Aleluya. Cristo ha resucitado y con
su claridad Ilumina  al pueblo
rescatado con su sangre. Aleluya.


        “Entró también el otro discípulo, el que había llegado primero al sepulcro; vio y creyó. Pues hasta entonces no habían entendido la Escritura: que él había de resucitar de entre los muertos”. El evangelista san Juan ha recordado como los apóstoles Pedro y Juan, alertados por María Magdalena, corrieron al sepulcro de Jesús para cerciorarse por sí mismos de que allí algo había sucedido. Aquellos hombres que acompañaron al Maestro mientras predicaba el mensaje del Reino, habían quedado desconcertados ante la terrible muerte de Jesús en la cruz. En aquella mañana de Pascua es fácil imaginar la tristeza y el desánimo de aquellos hombres, cuyas esperanzas puestas en su amado Maestro se habían derrumbado estrepitosamente. ¿Quién de nosotros no ha vivido alguna que otra vez situaciones parecidas ante algo que se derrumba? 
              El aviso de María Magdalena despiertó a los dos apóstoles de sus tristes pensamientos. Unas palabras bastan para que Pedro deje de atormentarse por sus negaciones y Juan venza su sensibilidad herida por los acontecimientos vividos al pie de la cruz. El rescoldo, aunque cubierto de ceniza, no está apagado. Basta una bocanada de aire fresco y la llamita aparece, dispuesta a provocar un incendio. Y aquellos hombres, serios y graves, no dudan en ponerse a correr. Pero cuando llegan al lugar encuentran sólo un sepulcro vacío y unas vendas por el suelo. Poco, muy poco es lo que encuentran.        Sin embargo, este poco basta para que el evangelista pueda decir decididamente: “Vio y creyó”. Lo poco que ven les permite dar un paso enorme, que queda resumido en las palabras del evangelista: “Pues hasta entonces no habían entendido la Escritura: que él había de resucitar de entre los muertos”.
              De las palabras de María Magdalena se deduce que estaba que alguien se había llevado el cuerpo. Pero ese alguien no se habría entretenido en quitar las vendas y el sudario para dejarlos donde estaban cuando cumplían su misión adheridos al cuerpo sin vida. A los dos apóstoles se les abren los ojos del espíritu, ven más allá de aquellos pobres y mudos lienzos, y en su corazón no dudan en proclamar: ¡El Señor ha resucitado verdaderamente! La consecuencia: el débil y miedoso Pedro no dudará en afirmar: “Nosotros somos testigos de todo lo que hizo.
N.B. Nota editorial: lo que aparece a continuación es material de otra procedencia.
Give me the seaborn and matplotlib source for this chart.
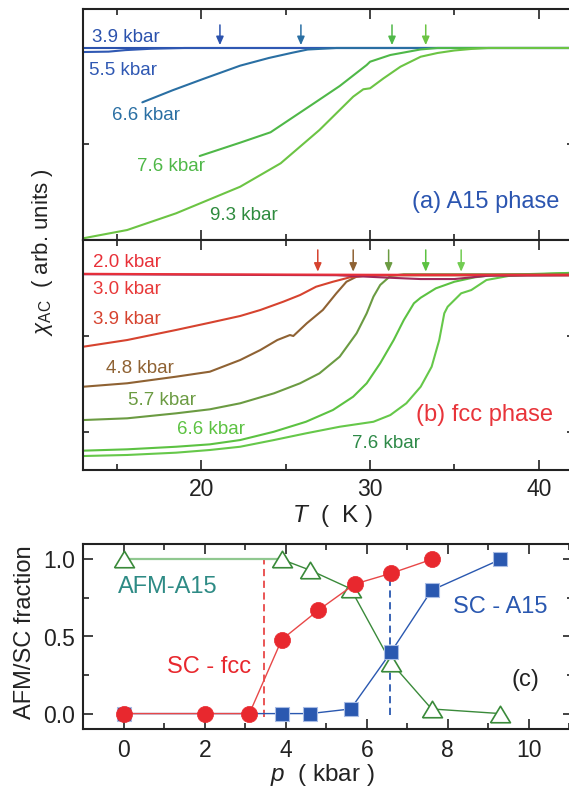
import matplotlib
matplotlib.use('Agg')
import matplotlib.pyplot as plt
from matplotlib.ticker import MultipleLocator, NullFormatter
import seaborn as sns

sns.set_style('ticks')
plt.rcParams['font.family'] = ['Liberation Sans', 'DejaVu Sans']
plt.rcParams['mathtext.fontset'] = 'custom'
plt.rcParams['mathtext.rm'] = 'Liberation Sans'
plt.rcParams['mathtext.it'] = 'Liberation Sans:italic'
plt.rcParams['mathtext.bf'] = 'Liberation Sans:bold'

# ---------------- data : panel (a) A15 phase ----------------
a15_labels = ['3.9 kbar', '5.5 kbar', '6.6 kbar', '7.6 kbar', '9.3 kbar']
a39_T = [13, 42]
a39_chi = [2.0, 2.0]
a55_T = [13, 14.5, 15.5, 17, 19, 42]
a55_chi = [1.958, 1.962, 1.978, 1.992, 2.0, 2.0]
a66_T = [16.5, 18.3, 20.1, 22.3, 24.0, 25.4, 26.3, 28, 42]
a66_chi = [1.434, 1.56, 1.677, 1.816, 1.896, 1.951, 1.984, 2.0, 2.0]
a76_T = [19.9, 22.3, 24.1, 25.25, 26.7, 28.2, 29.8, 30.0, 31.2, 33.0, 34, 42]
a76_chi = [0.875, 1.014, 1.122, 1.257, 1.427, 1.604, 1.823, 1.857, 1.927, 1.985, 2.0, 2.0]
a93_T = [13, 15.6, 18.5, 22.3, 24.7, 27.0, 29.0, 29.6, 30.0, 30.8, 31.8, 33.0, 34, 35, 36, 37, 42]
a93_chi = [0.018, 0.104, 0.278, 0.555, 0.799, 1.146, 1.493, 1.57, 1.58, 1.684, 1.805,
           1.909, 1.948, 1.974, 1.99, 2.0, 2.0]
a15_arrow_T = [21.1, 25.9, 31.3, 33.3]

# ---------------- data : panel (b) fcc phase ----------------
fcc_labels = ['2.0 kbar', '3.0 kbar', '3.9 kbar', '4.8 kbar', '5.7 kbar', '6.6 kbar', '7.6 kbar']
f20_T = [13, 20, 30, 42]
f20_chi = [1.65, 1.645, 1.64, 1.64]
f30_T = [13, 20, 28, 31, 33, 35, 37, 42]
f30_chi = [1.645, 1.64, 1.635, 1.61, 1.595, 1.595, 1.63, 1.635]
f39_T = [13, 15.6, 18.5, 20.5, 22.3, 23.5, 24.85, 25.85, 26.8, 27.8, 28.8, 30, 42]
f39_chi = [0.888, 0.958, 1.063, 1.139, 1.209, 1.272, 1.358, 1.428, 1.515, 1.567, 1.613, 1.635, 1.635]
f48_T = [13, 15.6, 18.5, 20.5, 22.3, 23.5, 24.5, 25.25, 25.45, 26.25, 27.2, 28.0, 28.6, 29.2, 30, 42]
f48_chi = [0.47, 0.506, 0.575, 0.627, 0.749, 0.854, 0.958, 1.010, 1.00, 1.133, 1.272, 1.446,
           1.567, 1.620, 1.635, 1.635]
f57_T = [13, 15.6, 18.5, 20.5, 22.3, 24.3, 25.85, 27.0, 28.2, 29.2, 29.8, 30.2, 30.6, 31.2, 32, 42]
f57_chi = [0.122, 0.14, 0.192, 0.234, 0.297, 0.401, 0.506, 0.61, 0.784, 1.028, 1.237, 1.411,
           1.533, 1.627, 1.645, 1.645]
f66_T = [13, 15.6, 18.5, 20.5, 22.3, 24.3, 26.2, 27.8, 29.0, 29.8, 30.6, 31.4, 32.0, 32.6,
         33.0, 33.9, 35.0, 36.2, 37.3, 39, 42]
f66_chi = [-0.198, -0.184, -0.157, -0.132, -0.087, 0.0, 0.104, 0.227, 0.366, 0.506, 0.715,
           0.958, 1.167, 1.342, 1.40, 1.498, 1.567, 1.613, 1.637, 1.645, 1.66]
f76_T = [13, 15.6, 18.5, 20.5, 22.3, 24.3, 26.2, 28.2, 30.2, 31.2, 32.15, 33.0, 33.65, 34.1,
         34.4, 34.6, 35.4, 36.0, 36.9, 38.2, 40, 42]
f76_chi = [-0.254, -0.243, -0.219, -0.191, -0.157, -0.087, -0.017, 0.052, 0.104, 0.174, 0.297,
           0.47, 0.679, 0.958, 1.237, 1.306, 1.446, 1.48, 1.585, 1.627, 1.645, 1.66]
fcc_arrow_T = [26.9, 29.0, 31.1, 33.3, 35.4]

# ---------------- data : panel (c) fractions ----------------
afm_p = [0, 3.9, 4.6, 5.6, 6.6, 7.6, 9.3]
afm_frac = [1.0, 1.0, 0.93, 0.81, 0.33, 0.03, 0.0]
scfcc_p = [0, 2.0, 3.1, 3.9, 4.8, 5.7, 6.6, 7.6]
scfcc_frac = [0.0, 0.0, 0.0, 0.48, 0.67, 0.84, 0.91, 1.0]
sca15_p = [0, 3.9, 4.6, 5.6, 6.6, 7.6, 9.3]
sca15_frac = [0.0, 0.0, 0.0, 0.03, 0.40, 0.80, 1.0]
fcc_onset_p = 3.45
a15_onset_p = 6.58

# ---------------- figure ----------------
W, H = 569, 787
fig = plt.figure(figsize=(W / 100, H / 100), dpi=100)


def box(l, t, r, b):
    return [l / W, 1 - b / H, (r - l) / W, (b - t) / H]


def px(x, y):
    return x / W, 1 - y / H


axa = fig.add_axes(box(83.3, 9.3, 572.5, 240))
axb = fig.add_axes(box(83.3, 240, 572.5, 470))
axc = fig.add_axes(box(83.3, 544, 573.4, 729))

frame_c = '#222222'
for ax in (axa, axb, axc):
    for s in ax.spines.values():
        s.set_linewidth(1.5)
        s.set_color(frame_c)
    ax.tick_params(which='both', direction='in', top=True, right=True,
                   color=frame_c, width=1.2, labelsize=16.5, labelcolor='#222222')
    ax.tick_params(which='major', length=7)
    ax.tick_params(which='minor', length=4.3)

# panel (a)
c39, c55, c66, c76a, c93 = '#2b52ad', '#2f58b3', '#2a6fa3', '#4fb848', '#6cc444'
for T, chi, c in [(a39_T, a39_chi, c39), (a55_T, a55_chi, c55), (a66_T, a66_chi, c66),
                  (a76_T, a76_chi, c76a), (a93_T, a93_chi, c93)]:
    sns.lineplot(x=T, y=chi, ax=axa, color=c, lw=1.5, sort=False, estimator=None)
for T, c in zip(a15_arrow_T, [c39, c66, c76a, c93]):
    axa.annotate('', xy=(T, 2.03), xytext=(T, 2.24),
                 arrowprops=dict(arrowstyle='-|>,head_length=0.5,head_width=0.22',
                                 color=c, lw=1.1, shrinkA=0, shrinkB=0))
axa.set_xlim(13, 42)
axa.set_ylim(0, 2.403)
axa.set_yticks([1, 2])
axa.yaxis.set_major_formatter(NullFormatter())
axa.tick_params(axis='y', which='major', length=4.3)
axa.xaxis.set_major_locator(MultipleLocator(10))
axa.xaxis.set_minor_locator(MultipleLocator(5))
axa.xaxis.set_major_formatter(NullFormatter())
axa.set_xlabel('')
axa.set_ylabel('')

# panel (b)
c20, c30, c39b, c48, c57, c66b, c76b = ('#e8303a', '#a0285a', '#d6432f', '#8f6233',
                                         '#6b9b42', '#5cc242', '#66c84a')
for T, chi, c in [(f76_T, f76_chi, c76b), (f66_T, f66_chi, c66b), (f57_T, f57_chi, c57),
                  (f48_T, f48_chi, c48), (f39_T, f39_chi, c39b), (f30_T, f30_chi, c30),
                  (f20_T, f20_chi, c20)]:
    sns.lineplot(x=T, y=chi, ax=axb, color=c, lw=1.5, sort=False, estimator=None)
for T, c in zip(fcc_arrow_T, [c39b, c48, c57, c66b, '#72cc52']):
    axb.annotate('', xy=(T, 1.672), xytext=(T, 1.899),
                 arrowprops=dict(arrowstyle='-|>,head_length=0.5,head_width=0.22',
                                 color=c, lw=1.1, shrinkA=0, shrinkB=0))
axb.set_xlim(13, 42)
axb.set_ylim(-0.4, 2.003)
axb.set_yticks([0, 1])
axb.yaxis.set_major_formatter(NullFormatter())
axb.tick_params(axis='y', which='major', length=4.3)
axb.xaxis.set_major_locator(MultipleLocator(10))
axb.xaxis.set_minor_locator(MultipleLocator(5))
axb.tick_params(axis='x', pad=6)
axb.set_xlabel('')
axb.set_ylabel('')

# panel (c)
green_d, green_l = '#3a8a3a', '#90c890'
red_c, blue_c = '#e8282e', '#2a58b0'
sns.lineplot(x=afm_p[:2], y=afm_frac[:2], ax=axc, color=green_l, lw=1.6,
             sort=False, estimator=None, zorder=2)
sns.lineplot(x=afm_p[1:], y=afm_frac[1:], ax=axc, color=green_d, lw=1.0,
             sort=False, estimator=None, zorder=2)
tri = [(-1, -0.83), (1, -0.83), (0, 0.83), (-1, -0.83)]
sns.scatterplot(x=afm_p, y=afm_frac, ax=axc, marker=tri, s=205, facecolor='white',
                edgecolor=green_d, linewidth=1.2, zorder=3)
sns.lineplot(x=sca15_p, y=sca15_frac, ax=axc, color=blue_c, lw=1.0,
             sort=False, estimator=None, zorder=4)
sns.scatterplot(x=sca15_p, y=sca15_frac, ax=axc, marker='s', s=110, color=blue_c,
                edgecolor='#a8bce4', linewidth=0.8, zorder=5)
sns.lineplot(x=scfcc_p, y=scfcc_frac, ax=axc, color='#e84848', lw=1.0,
             sort=False, estimator=None, zorder=6)
sns.scatterplot(x=scfcc_p, y=scfcc_frac, ax=axc, marker='o', s=135, color=red_c,
                edgecolor=red_c, linewidth=0.5, zorder=7)
axc.plot([fcc_onset_p, fcc_onset_p], [-0.02, 1.0], color='#e84848', lw=1.3,
         dashes=(4, 2.5), zorder=1)
axc.plot([a15_onset_p, a15_onset_p], [-0.01, 0.98], color=blue_c, lw=1.3,
         dashes=(4, 2.5), zorder=1)
axc.set_xlim(-1, 11.1)
axc.set_ylim(-0.1, 1.1)
axc.xaxis.set_major_locator(MultipleLocator(2))
axc.xaxis.set_minor_locator(MultipleLocator(1))
axc.yaxis.set_major_locator(MultipleLocator(0.5))
axc.yaxis.set_minor_locator(MultipleLocator(0.25))
axc.set_xticks([0, 2, 4, 6, 8, 10])
axc.set_xticklabels(['0', '2', '4', '6', '8', '10'])
axc.set_yticks([0, 0.5, 1.0])
axc.set_yticklabels(['0.0', '0.5', '1.0'])
axc.tick_params(axis='x', pad=7)
axc.tick_params(axis='y', pad=6)
axc.set_xlabel('')
axc.set_ylabel('')

# ---------------- texts ----------------
fs_k = 13.5
for lab, (x, y), c in zip(a15_labels,
                          [(91.7, 37.3), (89.3, 70.7), (111.7, 115), (136.7, 166.7), (210, 216)],
                          ['#2b52ad', '#2f58b3', '#2a6fa3', '#4fb848', '#2e8b3e']):
    fig.text(*px(x, y), lab, color=c, fontsize=fs_k, ha='left', va='center')
fig.text(*px(412, 201.7), '(a) A15 phase', color='#2b55b0', fontsize=17, ha='left', va='center')

for lab, (x, y), c in zip(fcc_labels,
                          [(93.3, 262.7), (93.3, 289.3), (93.3, 320), (106, 368.3),
                           (128.3, 400.7), (176.7, 429.3), (351.7, 444)],
                          ['#e83038', '#e83838', '#d6432f', '#8f6233', '#6b9b42', '#5cc242',
                           '#2e8a48']):
    fig.text(*px(x, y), lab, color=c, fontsize=fs_k, ha='left', va='center')
fig.text(*px(415.5, 415), '(b) fcc phase', color='#e8343a', fontsize=17, ha='left', va='center')

fig.text(*px(43, 252), r'$\chi_{\mathrm{AC}}$  ( arb. units )', rotation=90, fontsize=16,
         ha='center', va='center', color='#222222')
fig.text(*px(333, 516), r'$T$  (  K )', fontsize=17.5, ha='center', va='center', color='#222222')

fig.text(*px(118.3, 587.3), 'AFM-A15', color='#2e8b85', fontsize=17, ha='left', va='center')
fig.text(*px(166.7, 666.7), 'SC - fcc', color=red_c, fontsize=17, ha='left', va='center')
fig.text(*px(453, 606.7), 'SC - A15', color=blue_c, fontsize=17, ha='left', va='center')
fig.text(*px(511.7, 680), '(c)', color='#222222', fontsize=17, ha='left', va='center')
fig.text(*px(25, 632), 'AFM/SC fraction', rotation=90, fontsize=17, ha='center', va='center',
         color='#222222')
fig.text(*px(322, 775), r'$p$  ( kbar )', fontsize=17.5, ha='center', va='center',
         color='#222222')

fig.savefig('out.png', dpi=100)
Lo mataron colgándole de un madero, pero Dios lo resucitó al tercer día y nos lo hizo ver. Nos encargó predicar al pueblo que los que creen en él reciben, por su nombre el perdón de los pecados”. Y cuando las autoridades de Israel intentan hacerle callar, exclama: “¿Puede aprobar Dios que os obedezcamos a vosotros en vez de a él? Juzgadlo vosotros.”
         Y en Juan, toda la ternura que hirió su corazón mientras veía morir a quien le amaba de verdad, se convirtió en mensaje dicho y repetido hasta la saciedad: “En esto se manifestó el amor que Dios nos tiene: en que Dios envió al mundo a su Hijo único para que vivamos por medio de él. Si Dios nos amó de esta manera, también nosotros debemos amarnos unos a otros. Nosotros hemos conocido el amor que Dios nos tiene y hemos creído en él”.
         A Pedro y a Juan la experiencia vivida junto al sepulcro les transforma. Desde ahora ya no mirarán hacia atrás. Su correr hacia el sepulcro se convierte en carrera rápida y decidida. Unas palabras de Pablo se pueden aplicar a ellos: “Continuo mi carrera por si consigo alcanzarlo, habiendo sido yo mismo alcanzado por Cristo Jesús. Olvido lo que dejé atrás y me lanzo a lo que está por delante, corriendo hacia la meta, que es Cristo”. Que el ejemplo de los apóstoles que ha evocado este evangelio que acabamos de proclamar en nuestra celebración de la Pascua, reavive nuestra fe, fortalezca nuestra voluntad y nos haga conscientes de nuestra condición de testigos de la Resurrección, que, desde nuestro bautismo y confirmación, configura nuestra condición de cristianos, de discípulos del Señor resucitado.